● Excerpted data:
** start **

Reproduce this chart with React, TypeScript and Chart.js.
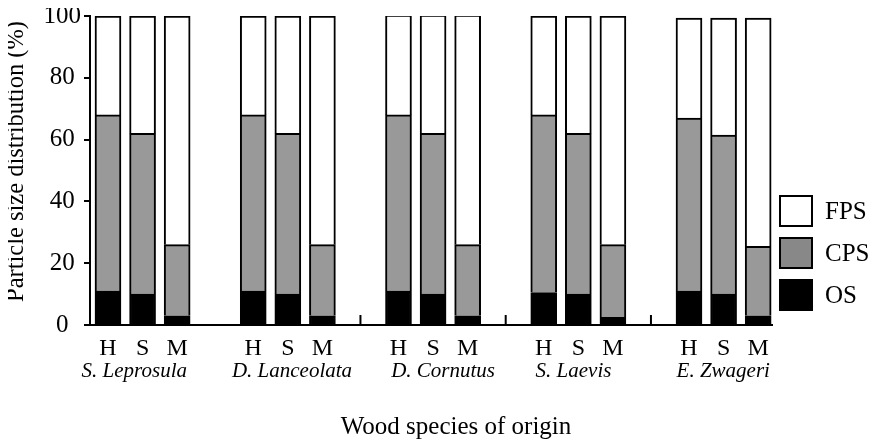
import React, { useEffect, useRef } from "react";
import { Chart, registerables } from "chart.js";

Chart.register(...registerables);

const species = ["S. Leprosula", "D. Lanceolata", "D. Cornutus", "S. Laevis", "E. Zwageri"];
const speciesOffsets = [0.76, 1.12, 1.29, 0.86, 0.99];
const barLabels = ["H", "S", "M"];
const osValues = [11, 10, 3, 11, 10, 3, 11, 10, 3, 10.5, 10, 2.5, 11, 10, 3];
const cpsValues = [57, 52, 23, 57, 52, 23, 57, 52, 23, 57.5, 52, 23.5, 56, 51.5, 22.5];
const fpsValues = [32, 38, 74, 32, 38, 74, 32.3, 38.3, 74.3, 32, 38, 74, 32.3, 37.8, 73.8];
const yTicks = [0, 20, 40, 60, 80, 100];
const groupGap = 4.2;
const separators = [7.3, 11.5, 15.7];
const xTitle = "Wood species of origin";
const yTitle = "Particle size distribution (%)";

const FONT = "'Liberation Serif', 'Times New Roman', serif";

const positions: number[] = [];
species.forEach((_, g) => barLabels.forEach((__, b) => positions.push(g * groupGap + b)));
const speciesPositions = species.map((_, g) => g * groupGap + speciesOffsets[g]);

const toPoints = (vals: number[]) => vals.map((v, i) => ({ x: positions[i], y: v }));

const legendPlugin = {
  id: "customLegend",
  afterDraw(chart: any) {
    const ctx = chart.ctx;
    const area = chart.chartArea;
    const items = [...chart.data.datasets].reverse();
    const x0 = area.right + 8;
    const y0 = area.top + 180;
    ctx.save();
    ctx.font = `25px ${FONT}`;
    ctx.textBaseline = "middle";
    ctx.textAlign = "left";
    items.forEach((ds: any, i: number) => {
      const y = y0 + i * 42;
      ctx.fillStyle = ds.legendColor || ds.backgroundColor;
      ctx.fillRect(x0, y, 32, 30);
      ctx.lineWidth = 2;
      ctx.strokeStyle = "#000";
      ctx.strokeRect(x0, y, 32, 30);
      ctx.fillStyle = "#000";
      ctx.fillText(ds.label, x0 + 45, y + 16);
    });
    ctx.restore();
  },
};

const decorPlugin = {
  id: "decor",
  afterDatasetsDraw(chart: any) {
    const ctx = chart.ctx;
    const xs = chart.scales.x;
    const area = chart.chartArea;
    ctx.save();
    ctx.strokeStyle = "#000";
    ctx.lineWidth = 2;
    separators.forEach((v) => {
      const px = xs.getPixelForValue(v);
      ctx.beginPath();
      ctx.moveTo(px, area.bottom);
      ctx.lineTo(px, area.bottom - 10);
      ctx.stroke();
    });
    ctx.fillStyle = "#000";
    ctx.font = `25px ${FONT}`;
    ctx.textAlign = "center";
    ctx.textBaseline = "alphabetic";
    ctx.fillText(xTitle, (area.left + area.right) / 2 + 25, area.bottom + 109);
    ctx.font = `24.5px ${FONT}`;
    ctx.textBaseline = "middle";
    ctx.translate(area.left - 73, (area.top + area.bottom) / 2 - 9);
    ctx.rotate(-Math.PI / 2);
    ctx.fillText(yTitle, 0, 0);
    ctx.restore();
  },
};

export default function App() {
  const ref = useRef<HTMLCanvasElement>(null);
  useEffect(() => {
    if (!ref.current) return;
    const chart = new Chart(ref.current, {
      type: "bar",
      data: {
        datasets: [
          { label: "OS", data: toPoints(osValues), backgroundColor: "#000000", borderColor: "#000", borderWidth: 2, barThickness: 26 },
          { label: "CPS", data: toPoints(cpsValues), backgroundColor: "#999999", legendColor: "#888888", borderColor: "#000", borderWidth: 2, barThickness: 26 } as any,
          { label: "FPS", data: toPoints(fpsValues), backgroundColor: "#ffffff", borderColor: "#000", borderWidth: 2, barThickness: 26 },
        ],
      },
      options: {
        animation: false,
        responsive: true,
        maintainAspectRatio: false,
        layout: { padding: { top: 16, right: 96, bottom: 0, left: 8 } },
        plugins: { legend: { display: false }, tooltip: { enabled: false } },
        scales: {
          x: {
            type: "linear",
            stacked: true,
            offset: false,
            min: -0.52,
            max: 19.2,
            position: "bottom",
            grid: { display: false, drawTicks: false, offset: false },
            border: { display: true, color: "#000", width: 2 },
            afterBuildTicks: (scale: any) => {
              scale.ticks = positions.map((v) => ({ value: v }));
            },
            afterFit: (scale: any) => {
              scale.height = 33;
            },
            ticks: {
              autoSkip: false,
              maxRotation: 0,
              padding: 9,
              color: "#000",
              font: { family: FONT, size: 24 },
              callback: (_v: any, i: number) => barLabels[i % 3],
            },
          },
          x2: {
            type: "linear",
            offset: false,
            min: -0.52,
            max: 19.2,
            position: "bottom",
            grid: { display: false, drawTicks: false, offset: false },
            border: { display: false },
            afterBuildTicks: (scale: any) => {
              scale.ticks = speciesPositions.map((v) => ({ value: v }));
            },
            afterFit: (scale: any) => {
              scale.height = 85;
            },
            ticks: {
              autoSkip: false,
              maxRotation: 0,
              padding: 1,
              color: "#000",
              font: { family: FONT, size: 21, style: "italic" },
              callback: (_v: any, i: number) => species[i],
            },
          },
          y: {
            stacked: true,
            min: 0,
            max: 100,
            grid: { drawOnChartArea: false, drawTicks: true, tickLength: 6, color: "#000", lineWidth: 2 },
            border: { display: true, color: "#000", width: 2 },
            afterBuildTicks: (scale: any) => {
              scale.ticks = yTicks.map((v) => ({ value: v }));
            },
            afterFit: (scale: any) => {
              scale.width = 82;
            },
            ticks: {
              color: "#000",
              padding: 3,
              crossAlign: "center",
              font: { family: FONT, size: 25, lineHeight: 0.4 },
            },
          },
        },
      },
      plugins: [decorPlugin, legendPlugin],
    } as any);
    return () => chart.destroy();
  }, []);
  return (
    <div style={{ width: 868, height: 443, position: "relative", top: -8, left: -8 }}>
      <canvas ref={ref} />
    </div>
  );
}
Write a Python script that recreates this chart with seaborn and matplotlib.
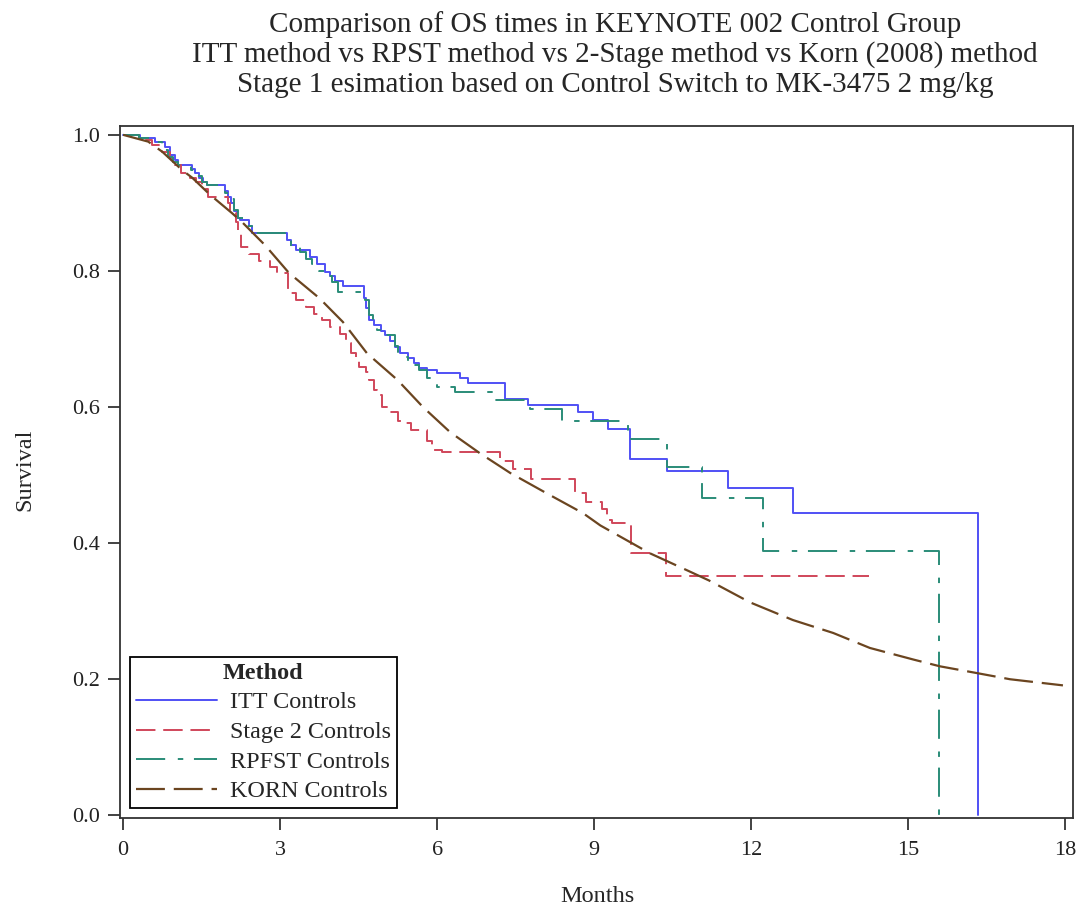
import matplotlib
matplotlib.use("Agg")
import matplotlib.pyplot as plt
import seaborn as sns

# months / survival
itt_t = [0, 0.32, 0.6, 0.8, 0.9, 1.0, 1.05, 1.32, 1.38, 1.45, 1.52, 1.6, 1.95, 2.0, 2.07, 2.12,
         2.18, 2.24, 2.4, 2.47, 3.13, 3.2, 3.3, 3.57, 3.7, 3.85, 3.95, 4.05, 4.2, 4.6, 4.65, 4.7,
         4.8, 4.92, 5.0, 5.1, 5.2, 5.3, 5.45, 5.55, 5.65, 5.8, 6.0, 6.44, 6.6, 7.3, 7.74, 8.7,
         8.98, 9.27, 9.69, 10.4, 11.56, 12.8, 16.34]
itt_s = [1.0, 0.995, 0.99, 0.982, 0.97, 0.963, 0.956, 0.95, 0.944, 0.937, 0.93, 0.926, 0.917,
         0.909, 0.9, 0.888, 0.878, 0.875, 0.866, 0.856, 0.845, 0.838, 0.831, 0.82, 0.81, 0.799,
         0.792, 0.785, 0.778, 0.76, 0.745, 0.728, 0.72, 0.712, 0.706, 0.697, 0.688, 0.68, 0.672,
         0.665, 0.658, 0.654, 0.65, 0.643, 0.635, 0.612, 0.603, 0.593, 0.581, 0.568, 0.524,
         0.506, 0.481, 0.444, 0.0]

st2_t = [0, 0.3, 0.55, 0.75, 0.9, 1.0, 1.1, 1.28, 1.4, 1.5, 1.62, 2.0, 2.05, 2.15, 2.2, 2.25,
         2.4, 2.6, 2.8, 2.95, 3.15, 3.3, 3.5, 3.65, 3.8, 3.95, 4.15, 4.25, 4.35, 4.45, 4.5, 4.65,
         4.7, 4.8, 4.85, 4.95, 5.1, 5.25, 5.4, 5.5, 5.8, 5.9, 6.1, 7.2, 7.45, 7.8, 8.64, 8.85,
         9.15, 9.25, 9.35, 9.7, 10.38, 14.25]
st2_s = [1.0, 0.993, 0.985, 0.975, 0.966, 0.956, 0.944, 0.937, 0.93, 0.92, 0.909, 0.9, 0.885,
         0.872, 0.855, 0.835, 0.825, 0.815, 0.806, 0.797, 0.768, 0.757, 0.747, 0.737, 0.728,
         0.717, 0.707, 0.694, 0.679, 0.674, 0.659, 0.652, 0.64, 0.625, 0.618, 0.6, 0.593, 0.58,
         0.576, 0.566, 0.55, 0.537, 0.534, 0.52, 0.509, 0.494, 0.473, 0.46, 0.45, 0.434, 0.429,
         0.385, 0.351, 0.351]

rp_t = [0, 0.3, 0.55, 0.75, 0.85, 0.95, 1.05, 1.3, 1.4, 1.5, 1.6, 1.95, 2.05, 2.12, 2.2, 2.35,
        2.47, 3.1, 3.2, 3.38, 3.5, 3.6, 3.75, 3.85, 4.0, 4.1, 4.63, 4.7, 4.78, 4.85, 4.95, 5.2,
        5.25, 5.45, 5.65, 5.8, 6.0, 6.35, 7.1, 7.78, 8.39, 9.65, 10.4, 11.06, 12.23, 15.6]
rp_s = [1.0, 0.995, 0.99, 0.978, 0.968, 0.96, 0.956, 0.948, 0.94, 0.93, 0.926, 0.915, 0.905,
        0.89, 0.878, 0.866, 0.856, 0.846, 0.835, 0.828, 0.818, 0.81, 0.8, 0.792, 0.784, 0.769,
        0.757, 0.735, 0.72, 0.713, 0.706, 0.69, 0.674, 0.662, 0.654, 0.643, 0.629, 0.622, 0.61,
        0.597, 0.579, 0.553, 0.512, 0.466, 0.388, 0.0]

korn_t = [0, 0.48, 0.75, 1.13, 1.32, 1.66, 2.08, 2.27, 2.71, 3.17, 3.75, 4.2, 4.66, 5.24, 5.73,
          6.25, 6.82, 7.4, 8.1, 8.79, 9.12, 10.07, 10.78, 11.2, 11.98, 12.8, 13.57, 14.27, 15.1,
          15.61, 16.32, 16.95, 17.96]
korn_s = [1.0, 0.99, 0.975, 0.948, 0.937, 0.912, 0.885, 0.872, 0.838, 0.797, 0.76, 0.725, 0.679,
          0.64, 0.6, 0.563, 0.532, 0.503, 0.473, 0.444, 0.426, 0.385, 0.36, 0.345, 0.313, 0.287,
          0.268, 0.246, 0.229, 0.219, 0.209, 0.2, 0.191]

title_lines = ["Comparison of OS times in KEYNOTE 002 Control Group",
               "ITT method vs RPST method vs 2-Stage method vs Korn (2008) method",
               "Stage 1 esimation based on Control Switch to MK-3475 2 mg/kg"]

sns.set_style("ticks")
plt.rcParams["font.family"] = ["Liberation Serif", "DejaVu Serif"]

fig = plt.figure(figsize=(10.81, 9.11), dpi=100)
ax = fig.add_axes([0.111, 0.102, 0.8815, 0.7597])

sns.lineplot(x=itt_t, y=itt_s, ax=ax, estimator=None, sort=False, drawstyle="steps-post",
             color="#5050f5", lw=1.4, label="ITT Controls")
sns.lineplot(x=st2_t, y=st2_s, ax=ax, estimator=None, sort=False, drawstyle="steps-post",
             color="#d0465a", lw=1.4, linestyle=(0, (10, 4)), label="Stage 2 Controls")
sns.lineplot(x=rp_t, y=rp_s, ax=ax, estimator=None, sort=False, drawstyle="steps-post",
             color="#2a8c78", lw=1.4, linestyle=(0, (15, 6.5, 2.8, 5.5)), label="RPFST Controls")
sns.lineplot(x=korn_t, y=korn_s, ax=ax, estimator=None, sort=False,
             color="#6b4520", lw=1.6, linestyle=(0, (13, 4)), label="KORN Controls")

ax.set_xlim(-0.06, 18.15)
ax.set_ylim(-0.004, 1.013)
ax.set_xticks([0, 3, 6, 9, 12, 15, 18])
ax.set_yticks([0.0, 0.2, 0.4, 0.6, 0.8, 1.0])
ax.set_yticklabels(["0.0", "0.2", "0.4", "0.6", "0.8", "1.0"])
ax.tick_params(labelsize=16, length=8.5, width=1.2, direction="out", colors="#222222")
ax.tick_params(axis="x", pad=8)
ax.tick_params(axis="y", pad=6)
for sp in ax.spines.values():
    sp.set_linewidth(1.3)
    sp.set_color("#333333")
ax.set_xlabel("")
ax.set_ylabel("")

leg = ax.legend(title="Method", loc="lower left", fontsize=17.4, title_fontsize=17.4,
                handlelength=3.35, handletextpad=0.55, labelspacing=0.32, borderpad=0.25,
                borderaxespad=0.4, fancybox=False, framealpha=1, edgecolor="black")
leg.get_title().set_fontweight("bold")
leg.get_frame().set_linewidth(1.3)

for i, line in enumerate(title_lines):
    fig.text(0.569, 1 - (32 + 30 * i) / 911, line, ha="center", va="baseline", fontsize=21)
fig.text(597 / 1081, 1 - 897 / 911, "Months", ha="center", va="center", fontsize=17.5)
fig.text(25 / 1081, 1 - 470 / 911, "Survival", ha="center", va="center", fontsize=17.5,
         rotation=90)

fig.savefig("out.png", dpi=100)
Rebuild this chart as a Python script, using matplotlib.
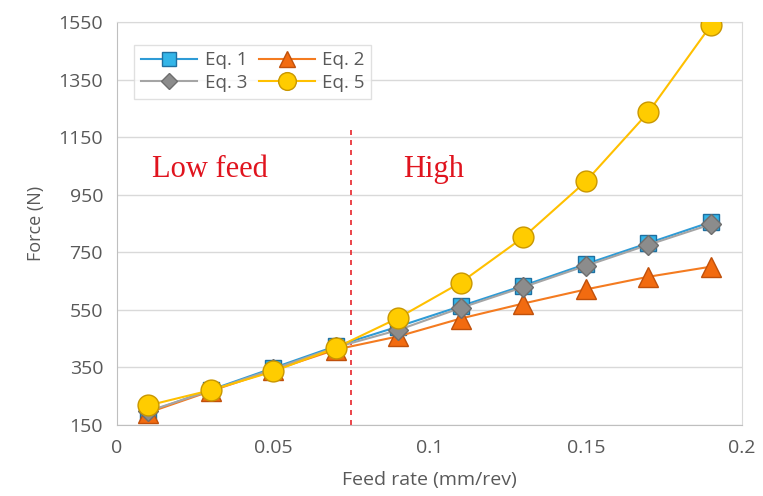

** end **

● Instructions for the task: Extract from the material above the stretch running from the line containing "Write a Python" through the line containing "import seaborn as sns". Keep the text exact and the pictures out.

● Exercise output:
Write a Python script that recreates this chart with seaborn and matplotlib.
import matplotlib
matplotlib.use("Agg")
import matplotlib.pyplot as plt
import seaborn as sns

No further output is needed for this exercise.